» **EXERCISE GOAL**
Reproduce the records below exactly as they appear, omitting any pictures they contain.
─── MATERIAL FOR THE TASK ───
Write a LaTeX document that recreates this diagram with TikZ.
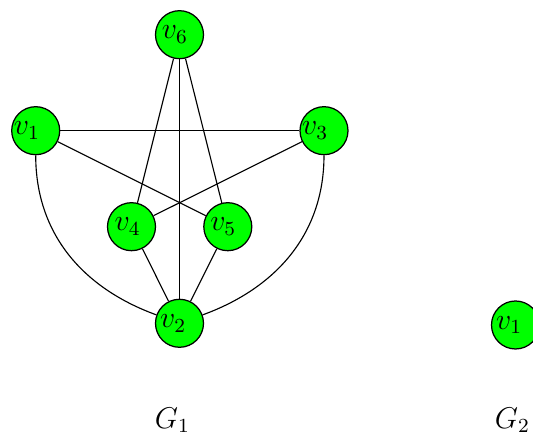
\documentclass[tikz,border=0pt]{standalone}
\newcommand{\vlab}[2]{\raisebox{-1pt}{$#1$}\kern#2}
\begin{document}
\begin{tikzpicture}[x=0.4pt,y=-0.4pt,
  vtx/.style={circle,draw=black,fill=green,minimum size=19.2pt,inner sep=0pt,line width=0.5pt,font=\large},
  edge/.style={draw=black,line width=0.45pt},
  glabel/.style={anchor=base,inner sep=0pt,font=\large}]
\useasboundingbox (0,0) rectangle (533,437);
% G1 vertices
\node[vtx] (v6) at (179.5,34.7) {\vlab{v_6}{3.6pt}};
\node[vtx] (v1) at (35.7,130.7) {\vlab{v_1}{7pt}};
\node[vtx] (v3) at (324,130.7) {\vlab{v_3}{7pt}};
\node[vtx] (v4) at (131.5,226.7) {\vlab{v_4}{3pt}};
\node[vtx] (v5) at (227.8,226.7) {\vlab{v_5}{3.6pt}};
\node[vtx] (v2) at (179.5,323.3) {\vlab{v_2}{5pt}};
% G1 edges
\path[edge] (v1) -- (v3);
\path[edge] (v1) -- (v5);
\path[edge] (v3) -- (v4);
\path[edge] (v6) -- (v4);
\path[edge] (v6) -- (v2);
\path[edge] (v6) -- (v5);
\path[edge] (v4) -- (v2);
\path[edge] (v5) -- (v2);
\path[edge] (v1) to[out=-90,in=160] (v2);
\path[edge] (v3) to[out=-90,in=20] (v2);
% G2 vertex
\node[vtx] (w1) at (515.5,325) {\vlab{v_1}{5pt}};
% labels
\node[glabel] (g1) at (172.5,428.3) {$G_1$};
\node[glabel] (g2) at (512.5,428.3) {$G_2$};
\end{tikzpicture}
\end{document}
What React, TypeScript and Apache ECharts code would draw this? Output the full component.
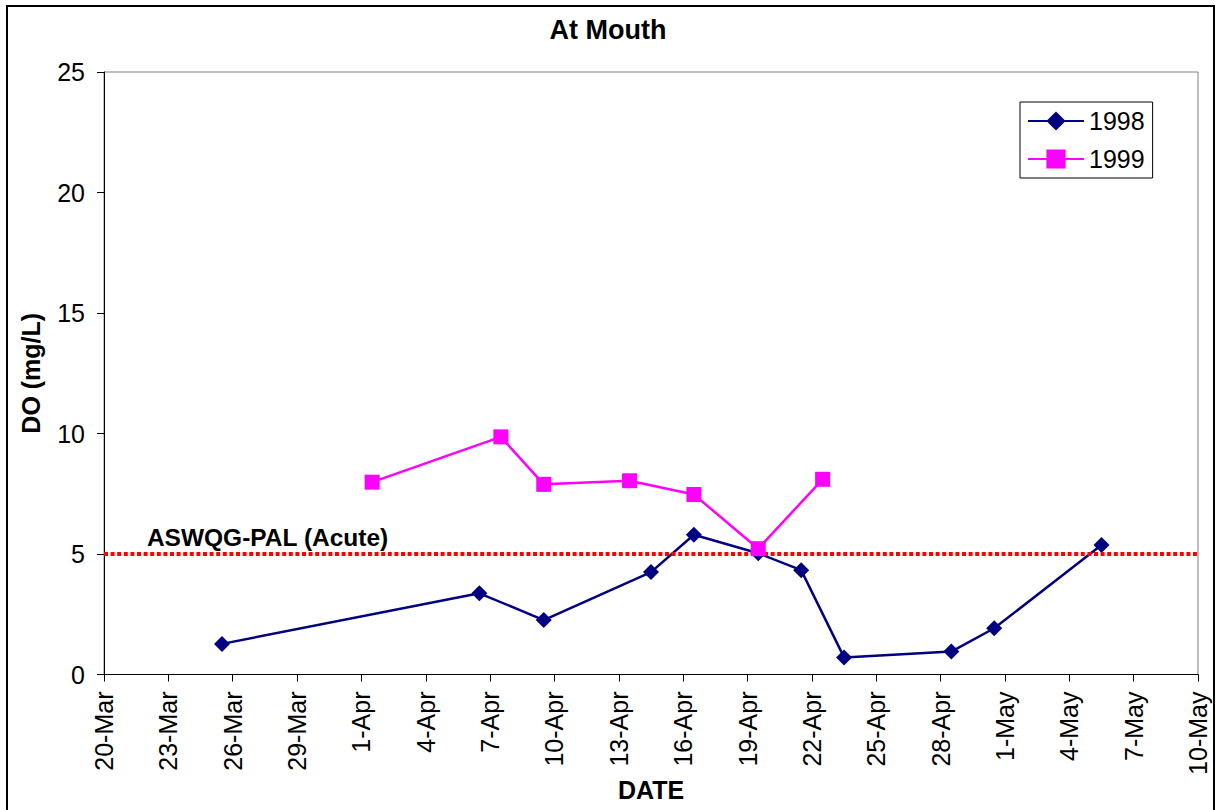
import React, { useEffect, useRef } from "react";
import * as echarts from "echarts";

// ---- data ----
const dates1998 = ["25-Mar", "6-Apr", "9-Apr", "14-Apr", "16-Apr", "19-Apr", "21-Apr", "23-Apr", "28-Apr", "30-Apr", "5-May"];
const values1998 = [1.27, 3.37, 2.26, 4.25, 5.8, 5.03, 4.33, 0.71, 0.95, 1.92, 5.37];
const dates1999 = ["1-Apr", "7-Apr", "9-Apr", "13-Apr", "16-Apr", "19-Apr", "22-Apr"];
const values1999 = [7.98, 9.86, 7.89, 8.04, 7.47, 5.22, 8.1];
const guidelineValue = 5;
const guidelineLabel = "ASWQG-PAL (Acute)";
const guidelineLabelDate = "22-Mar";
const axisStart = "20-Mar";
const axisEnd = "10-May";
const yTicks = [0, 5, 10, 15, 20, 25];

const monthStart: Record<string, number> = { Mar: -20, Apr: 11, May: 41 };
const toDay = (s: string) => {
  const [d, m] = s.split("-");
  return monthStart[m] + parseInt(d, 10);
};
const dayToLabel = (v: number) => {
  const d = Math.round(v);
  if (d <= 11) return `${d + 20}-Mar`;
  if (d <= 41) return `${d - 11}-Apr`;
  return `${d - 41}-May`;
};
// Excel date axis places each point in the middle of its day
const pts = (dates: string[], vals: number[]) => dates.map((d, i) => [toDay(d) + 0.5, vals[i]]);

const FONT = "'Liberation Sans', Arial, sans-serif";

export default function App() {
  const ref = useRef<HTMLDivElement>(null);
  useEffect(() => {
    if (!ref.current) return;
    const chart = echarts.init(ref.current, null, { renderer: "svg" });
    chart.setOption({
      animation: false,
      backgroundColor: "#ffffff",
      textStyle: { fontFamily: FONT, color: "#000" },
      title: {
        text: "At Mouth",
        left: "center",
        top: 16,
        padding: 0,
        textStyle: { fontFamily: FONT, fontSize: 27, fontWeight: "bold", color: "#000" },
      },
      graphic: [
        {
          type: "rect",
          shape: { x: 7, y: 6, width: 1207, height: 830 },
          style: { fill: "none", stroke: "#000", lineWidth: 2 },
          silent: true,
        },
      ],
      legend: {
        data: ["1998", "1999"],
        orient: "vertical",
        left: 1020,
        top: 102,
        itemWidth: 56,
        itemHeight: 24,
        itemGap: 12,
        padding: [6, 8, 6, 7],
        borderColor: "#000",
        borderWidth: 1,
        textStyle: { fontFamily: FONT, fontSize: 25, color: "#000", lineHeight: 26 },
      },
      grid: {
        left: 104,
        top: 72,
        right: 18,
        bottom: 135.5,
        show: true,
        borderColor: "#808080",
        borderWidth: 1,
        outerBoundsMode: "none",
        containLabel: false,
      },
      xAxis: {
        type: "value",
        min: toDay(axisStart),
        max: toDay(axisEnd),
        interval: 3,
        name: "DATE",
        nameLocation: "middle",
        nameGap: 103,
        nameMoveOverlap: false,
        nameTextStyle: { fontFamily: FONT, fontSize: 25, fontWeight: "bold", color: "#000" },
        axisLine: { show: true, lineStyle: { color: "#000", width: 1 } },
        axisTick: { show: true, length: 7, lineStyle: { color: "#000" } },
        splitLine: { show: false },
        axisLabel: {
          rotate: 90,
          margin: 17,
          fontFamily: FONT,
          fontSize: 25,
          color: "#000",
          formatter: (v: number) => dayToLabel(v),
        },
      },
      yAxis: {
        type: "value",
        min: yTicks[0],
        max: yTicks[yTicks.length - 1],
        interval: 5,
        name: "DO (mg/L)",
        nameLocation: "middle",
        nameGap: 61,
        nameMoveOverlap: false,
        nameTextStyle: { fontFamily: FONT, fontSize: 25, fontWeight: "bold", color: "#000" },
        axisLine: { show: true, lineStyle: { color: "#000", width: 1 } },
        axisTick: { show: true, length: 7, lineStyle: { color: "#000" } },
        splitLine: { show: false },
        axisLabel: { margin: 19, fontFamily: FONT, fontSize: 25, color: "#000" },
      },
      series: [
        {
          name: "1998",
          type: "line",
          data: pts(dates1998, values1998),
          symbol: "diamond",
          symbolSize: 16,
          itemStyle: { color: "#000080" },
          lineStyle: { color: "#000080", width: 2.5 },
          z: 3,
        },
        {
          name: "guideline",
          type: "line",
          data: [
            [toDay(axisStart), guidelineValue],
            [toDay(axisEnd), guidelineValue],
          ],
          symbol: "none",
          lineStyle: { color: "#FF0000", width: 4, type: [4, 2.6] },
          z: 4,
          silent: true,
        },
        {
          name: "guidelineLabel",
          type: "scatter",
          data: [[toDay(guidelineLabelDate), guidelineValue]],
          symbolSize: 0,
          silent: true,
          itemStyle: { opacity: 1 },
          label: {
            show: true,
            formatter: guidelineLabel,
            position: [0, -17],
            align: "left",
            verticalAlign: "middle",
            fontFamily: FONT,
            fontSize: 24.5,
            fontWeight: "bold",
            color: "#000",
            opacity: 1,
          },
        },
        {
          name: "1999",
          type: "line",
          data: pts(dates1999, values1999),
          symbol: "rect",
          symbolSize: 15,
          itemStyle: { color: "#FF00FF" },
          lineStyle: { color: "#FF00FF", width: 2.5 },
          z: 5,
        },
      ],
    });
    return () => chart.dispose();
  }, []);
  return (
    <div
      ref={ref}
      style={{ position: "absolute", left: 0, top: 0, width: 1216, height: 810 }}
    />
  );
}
───
» **WRITTEN ANSWER**
Write a LaTeX document that recreates this diagram with TikZ.
\documentclass[tikz,border=0pt]{standalone}
\newcommand{\vlab}[2]{\raisebox{-1pt}{$#1$}\kern#2}
\begin{document}
\begin{tikzpicture}[x=0.4pt,y=-0.4pt,
  vtx/.style={circle,draw=black,fill=green,minimum size=19.2pt,inner sep=0pt,line width=0.5pt,font=\large},
  edge/.style={draw=black,line width=0.45pt},
  glabel/.style={anchor=base,inner sep=0pt,font=\large}]
\useasboundingbox (0,0) rectangle (533,437);
% G1 vertices
\node[vtx] (v6) at (179.5,34.7) {\vlab{v_6}{3.6pt}};
\node[vtx] (v1) at (35.7,130.7) {\vlab{v_1}{7pt}};
\node[vtx] (v3) at (324,130.7) {\vlab{v_3}{7pt}};
\node[vtx] (v4) at (131.5,226.7) {\vlab{v_4}{3pt}};
\node[vtx] (v5) at (227.8,226.7) {\vlab{v_5}{3.6pt}};
\node[vtx] (v2) at (179.5,323.3) {\vlab{v_2}{5pt}};
% G1 edges
\path[edge] (v1) -- (v3);
\path[edge] (v1) -- (v5);
\path[edge] (v3) -- (v4);
\path[edge] (v6) -- (v4);
\path[edge] (v6) -- (v2);
\path[edge] (v6) -- (v5);
\path[edge] (v4) -- (v2);
\path[edge] (v5) -- (v2);
\path[edge] (v1) to[out=-90,in=160] (v2);
\path[edge] (v3) to[out=-90,in=20] (v2);
% G2 vertex
\node[vtx] (w1) at (515.5,325) {\vlab{v_1}{5pt}};
% labels
\node[glabel] (g1) at (172.5,428.3) {$G_1$};
\node[glabel] (g2) at (512.5,428.3) {$G_2$};
\end{tikzpicture}
\end{document}
What React, TypeScript and Apache ECharts code would draw this? Output the full component.
import React, { useEffect, useRef } from "react";
import * as echarts from "echarts";

// ---- data ----
const dates1998 = ["25-Mar", "6-Apr", "9-Apr", "14-Apr", "16-Apr", "19-Apr", "21-Apr", "23-Apr", "28-Apr", "30-Apr", "5-May"];
const values1998 = [1.27, 3.37, 2.26, 4.25, 5.8, 5.03, 4.33, 0.71, 0.95, 1.92, 5.37];
const dates1999 = ["1-Apr", "7-Apr", "9-Apr", "13-Apr", "16-Apr", "19-Apr", "22-Apr"];
const values1999 = [7.98, 9.86, 7.89, 8.04, 7.47, 5.22, 8.1];
const guidelineValue = 5;
const guidelineLabel = "ASWQG-PAL (Acute)";
const guidelineLabelDate = "22-Mar";
const axisStart = "20-Mar";
const axisEnd = "10-May";
const yTicks = [0, 5, 10, 15, 20, 25];

const monthStart: Record<string, number> = { Mar: -20, Apr: 11, May: 41 };
const toDay = (s: string) => {
  const [d, m] = s.split("-");
  return monthStart[m] + parseInt(d, 10);
};
const dayToLabel = (v: number) => {
  const d = Math.round(v);
  if (d <= 11) return `${d + 20}-Mar`;
  if (d <= 41) return `${d - 11}-Apr`;
  return `${d - 41}-May`;
};
// Excel date axis places each point in the middle of its day
const pts = (dates: string[], vals: number[]) => dates.map((d, i) => [toDay(d) + 0.5, vals[i]]);

const FONT = "'Liberation Sans', Arial, sans-serif";

export default function App() {
  const ref = useRef<HTMLDivElement>(null);
  useEffect(() => {
    if (!ref.current) return;
    const chart = echarts.init(ref.current, null, { renderer: "svg" });
    chart.setOption({
      animation: false,
      backgroundColor: "#ffffff",
      textStyle: { fontFamily: FONT, color: "#000" },
      title: {
        text: "At Mouth",
        left: "center",
        top: 16,
        padding: 0,
        textStyle: { fontFamily: FONT, fontSize: 27, fontWeight: "bold", color: "#000" },
      },
      graphic: [
        {
          type: "rect",
          shape: { x: 7, y: 6, width: 1207, height: 830 },
          style: { fill: "none", stroke: "#000", lineWidth: 2 },
          silent: true,
        },
      ],
      legend: {
        data: ["1998", "1999"],
        orient: "vertical",
        left: 1020,
        top: 102,
        itemWidth: 56,
        itemHeight: 24,
        itemGap: 12,
        padding: [6, 8, 6, 7],
        borderColor: "#000",
        borderWidth: 1,
        textStyle: { fontFamily: FONT, fontSize: 25, color: "#000", lineHeight: 26 },
      },
      grid: {
        left: 104,
        top: 72,
        right: 18,
        bottom: 135.5,
        show: true,
        borderColor: "#808080",
        borderWidth: 1,
        outerBoundsMode: "none",
        containLabel: false,
      },
      xAxis: {
        type: "value",
        min: toDay(axisStart),
        max: toDay(axisEnd),
        interval: 3,
        name: "DATE",
        nameLocation: "middle",
        nameGap: 103,
        nameMoveOverlap: false,
        nameTextStyle: { fontFamily: FONT, fontSize: 25, fontWeight: "bold", color: "#000" },
        axisLine: { show: true, lineStyle: { color: "#000", width: 1 } },
        axisTick: { show: true, length: 7, lineStyle: { color: "#000" } },
        splitLine: { show: false },
        axisLabel: {
          rotate: 90,
          margin: 17,
          fontFamily: FONT,
          fontSize: 25,
          color: "#000",
          formatter: (v: number) => dayToLabel(v),
        },
      },
      yAxis: {
        type: "value",
        min: yTicks[0],
        max: yTicks[yTicks.length - 1],
        interval: 5,
        name: "DO (mg/L)",
        nameLocation: "middle",
        nameGap: 61,
        nameMoveOverlap: false,
        nameTextStyle: { fontFamily: FONT, fontSize: 25, fontWeight: "bold", color: "#000" },
        axisLine: { show: true, lineStyle: { color: "#000", width: 1 } },
        axisTick: { show: true, length: 7, lineStyle: { color: "#000" } },
        splitLine: { show: false },
        axisLabel: { margin: 19, fontFamily: FONT, fontSize: 25, color: "#000" },
      },
      series: [
        {
          name: "1998",
          type: "line",
          data: pts(dates1998, values1998),
          symbol: "diamond",
          symbolSize: 16,
          itemStyle: { color: "#000080" },
          lineStyle: { color: "#000080", width: 2.5 },
          z: 3,
        },
        {
          name: "guideline",
          type: "line",
          data: [
            [toDay(axisStart), guidelineValue],
            [toDay(axisEnd), guidelineValue],
          ],
          symbol: "none",
          lineStyle: { color: "#FF0000", width: 4, type: [4, 2.6] },
          z: 4,
          silent: true,
        },
        {
          name: "guidelineLabel",
          type: "scatter",
          data: [[toDay(guidelineLabelDate), guidelineValue]],
          symbolSize: 0,
          silent: true,
          itemStyle: { opacity: 1 },
          label: {
            show: true,
            formatter: guidelineLabel,
            position: [0, -17],
            align: "left",
            verticalAlign: "middle",
            fontFamily: FONT,
            fontSize: 24.5,
            fontWeight: "bold",
            color: "#000",
            opacity: 1,
          },
        },
        {
          name: "1999",
          type: "line",
          data: pts(dates1999, values1999),
          symbol: "rect",
          symbolSize: 15,
          itemStyle: { color: "#FF00FF" },
          lineStyle: { color: "#FF00FF", width: 2.5 },
          z: 5,
        },
      ],
    });
    return () => chart.dispose();
  }, []);
  return (
    <div
      ref={ref}
      style={{ position: "absolute", left: 0, top: 0, width: 1216, height: 810 }}
    />
  );
}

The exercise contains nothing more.